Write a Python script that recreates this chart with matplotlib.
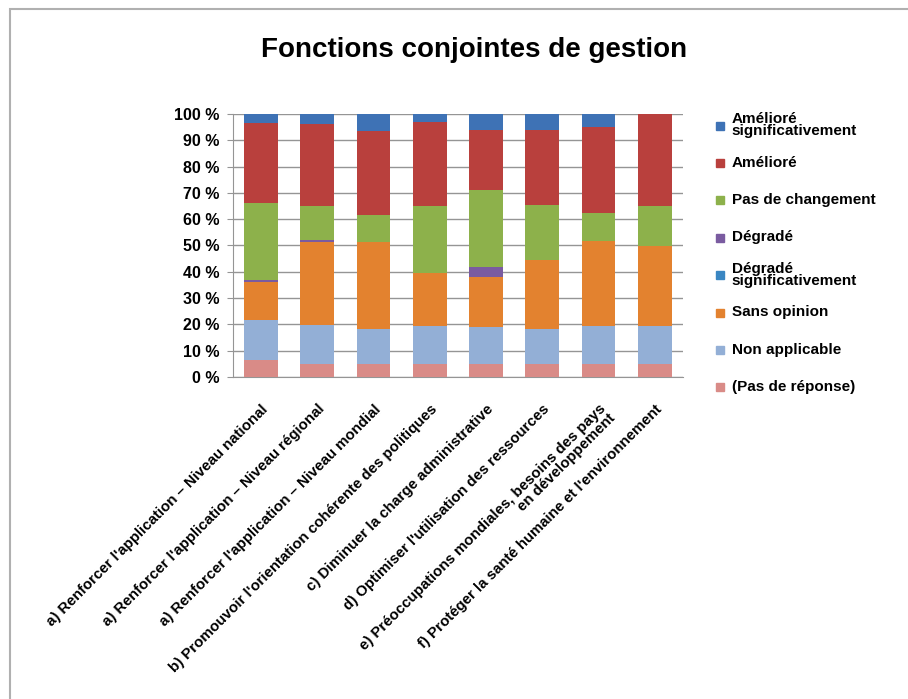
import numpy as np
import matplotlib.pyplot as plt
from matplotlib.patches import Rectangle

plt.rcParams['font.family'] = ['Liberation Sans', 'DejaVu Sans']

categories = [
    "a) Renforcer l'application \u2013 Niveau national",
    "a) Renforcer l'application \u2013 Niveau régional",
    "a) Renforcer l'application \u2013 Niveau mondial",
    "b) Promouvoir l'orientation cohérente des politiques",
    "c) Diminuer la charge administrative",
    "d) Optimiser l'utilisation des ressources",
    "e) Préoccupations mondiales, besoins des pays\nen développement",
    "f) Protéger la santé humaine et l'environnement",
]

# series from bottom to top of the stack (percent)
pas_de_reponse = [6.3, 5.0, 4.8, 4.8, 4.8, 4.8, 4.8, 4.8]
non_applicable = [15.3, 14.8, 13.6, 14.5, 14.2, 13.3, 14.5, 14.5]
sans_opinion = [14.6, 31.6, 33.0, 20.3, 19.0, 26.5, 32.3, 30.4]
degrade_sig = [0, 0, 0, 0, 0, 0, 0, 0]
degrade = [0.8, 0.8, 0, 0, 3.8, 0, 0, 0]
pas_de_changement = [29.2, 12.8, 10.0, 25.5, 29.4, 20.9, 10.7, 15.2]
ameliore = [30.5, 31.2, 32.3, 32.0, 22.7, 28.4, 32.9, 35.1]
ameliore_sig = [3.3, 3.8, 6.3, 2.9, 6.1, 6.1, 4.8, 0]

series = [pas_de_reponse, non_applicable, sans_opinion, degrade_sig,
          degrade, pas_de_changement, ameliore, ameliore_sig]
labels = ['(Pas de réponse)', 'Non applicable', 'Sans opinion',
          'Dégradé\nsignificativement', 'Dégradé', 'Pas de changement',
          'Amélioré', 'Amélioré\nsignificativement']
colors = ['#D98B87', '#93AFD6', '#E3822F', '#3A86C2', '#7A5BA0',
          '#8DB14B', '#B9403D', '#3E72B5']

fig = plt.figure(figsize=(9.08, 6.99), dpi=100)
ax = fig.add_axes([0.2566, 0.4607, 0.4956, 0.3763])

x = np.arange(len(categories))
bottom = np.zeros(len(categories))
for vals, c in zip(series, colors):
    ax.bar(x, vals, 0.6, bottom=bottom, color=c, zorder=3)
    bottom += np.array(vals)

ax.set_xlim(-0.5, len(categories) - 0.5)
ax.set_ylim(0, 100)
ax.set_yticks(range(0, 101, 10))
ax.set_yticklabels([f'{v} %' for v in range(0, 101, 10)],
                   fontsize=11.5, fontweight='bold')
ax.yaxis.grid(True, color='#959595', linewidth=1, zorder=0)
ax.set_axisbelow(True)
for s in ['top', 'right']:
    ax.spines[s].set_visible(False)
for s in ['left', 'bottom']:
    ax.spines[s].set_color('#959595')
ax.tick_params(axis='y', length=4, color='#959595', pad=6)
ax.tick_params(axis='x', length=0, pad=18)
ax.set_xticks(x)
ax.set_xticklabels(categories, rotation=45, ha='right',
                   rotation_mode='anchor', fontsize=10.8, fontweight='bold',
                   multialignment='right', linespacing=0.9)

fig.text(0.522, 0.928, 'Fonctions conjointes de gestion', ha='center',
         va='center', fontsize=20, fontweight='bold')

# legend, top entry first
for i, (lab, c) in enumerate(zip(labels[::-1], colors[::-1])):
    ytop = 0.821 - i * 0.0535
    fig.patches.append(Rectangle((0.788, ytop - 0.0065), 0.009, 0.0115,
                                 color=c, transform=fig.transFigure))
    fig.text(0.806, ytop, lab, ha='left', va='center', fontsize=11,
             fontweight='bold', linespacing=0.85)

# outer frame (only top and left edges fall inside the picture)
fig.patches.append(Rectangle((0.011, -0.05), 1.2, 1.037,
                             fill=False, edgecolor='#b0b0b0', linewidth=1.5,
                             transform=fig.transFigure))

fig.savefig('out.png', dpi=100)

• **TASK PROMPT**: The lines from the start of the data through the line that contains "bottom += np.array(vals)" are to be returned exactly, please, with both ends included and every picture left out.

• **TASK ANSWER**:
Write a Python script that recreates this chart with matplotlib.
import numpy as np
import matplotlib.pyplot as plt
from matplotlib.patches import Rectangle

plt.rcParams['font.family'] = ['Liberation Sans', 'DejaVu Sans']

categories = [
    "a) Renforcer l'application \u2013 Niveau national",
    "a) Renforcer l'application \u2013 Niveau régional",
    "a) Renforcer l'application \u2013 Niveau mondial",
    "b) Promouvoir l'orientation cohérente des politiques",
    "c) Diminuer la charge administrative",
    "d) Optimiser l'utilisation des ressources",
    "e) Préoccupations mondiales, besoins des pays\nen développement",
    "f) Protéger la santé humaine et l'environnement",
]

# series from bottom to top of the stack (percent)
pas_de_reponse = [6.3, 5.0, 4.8, 4.8, 4.8, 4.8, 4.8, 4.8]
non_applicable = [15.3, 14.8, 13.6, 14.5, 14.2, 13.3, 14.5, 14.5]
sans_opinion = [14.6, 31.6, 33.0, 20.3, 19.0, 26.5, 32.3, 30.4]
degrade_sig = [0, 0, 0, 0, 0, 0, 0, 0]
degrade = [0.8, 0.8, 0, 0, 3.8, 0, 0, 0]
pas_de_changement = [29.2, 12.8, 10.0, 25.5, 29.4, 20.9, 10.7, 15.2]
ameliore = [30.5, 31.2, 32.3, 32.0, 22.7, 28.4, 32.9, 35.1]
ameliore_sig = [3.3, 3.8, 6.3, 2.9, 6.1, 6.1, 4.8, 0]

series = [pas_de_reponse, non_applicable, sans_opinion, degrade_sig,
          degrade, pas_de_changement, ameliore, ameliore_sig]
labels = ['(Pas de réponse)', 'Non applicable', 'Sans opinion',
          'Dégradé\nsignificativement', 'Dégradé', 'Pas de changement',
          'Amélioré', 'Amélioré\nsignificativement']
colors = ['#D98B87', '#93AFD6', '#E3822F', '#3A86C2', '#7A5BA0',
          '#8DB14B', '#B9403D', '#3E72B5']

fig = plt.figure(figsize=(9.08, 6.99), dpi=100)
ax = fig.add_axes([0.2566, 0.4607, 0.4956, 0.3763])

x = np.arange(len(categories))
bottom = np.zeros(len(categories))
for vals, c in zip(series, colors):
    ax.bar(x, vals, 0.6, bottom=bottom, color=c, zorder=3)
    bottom += np.array(vals)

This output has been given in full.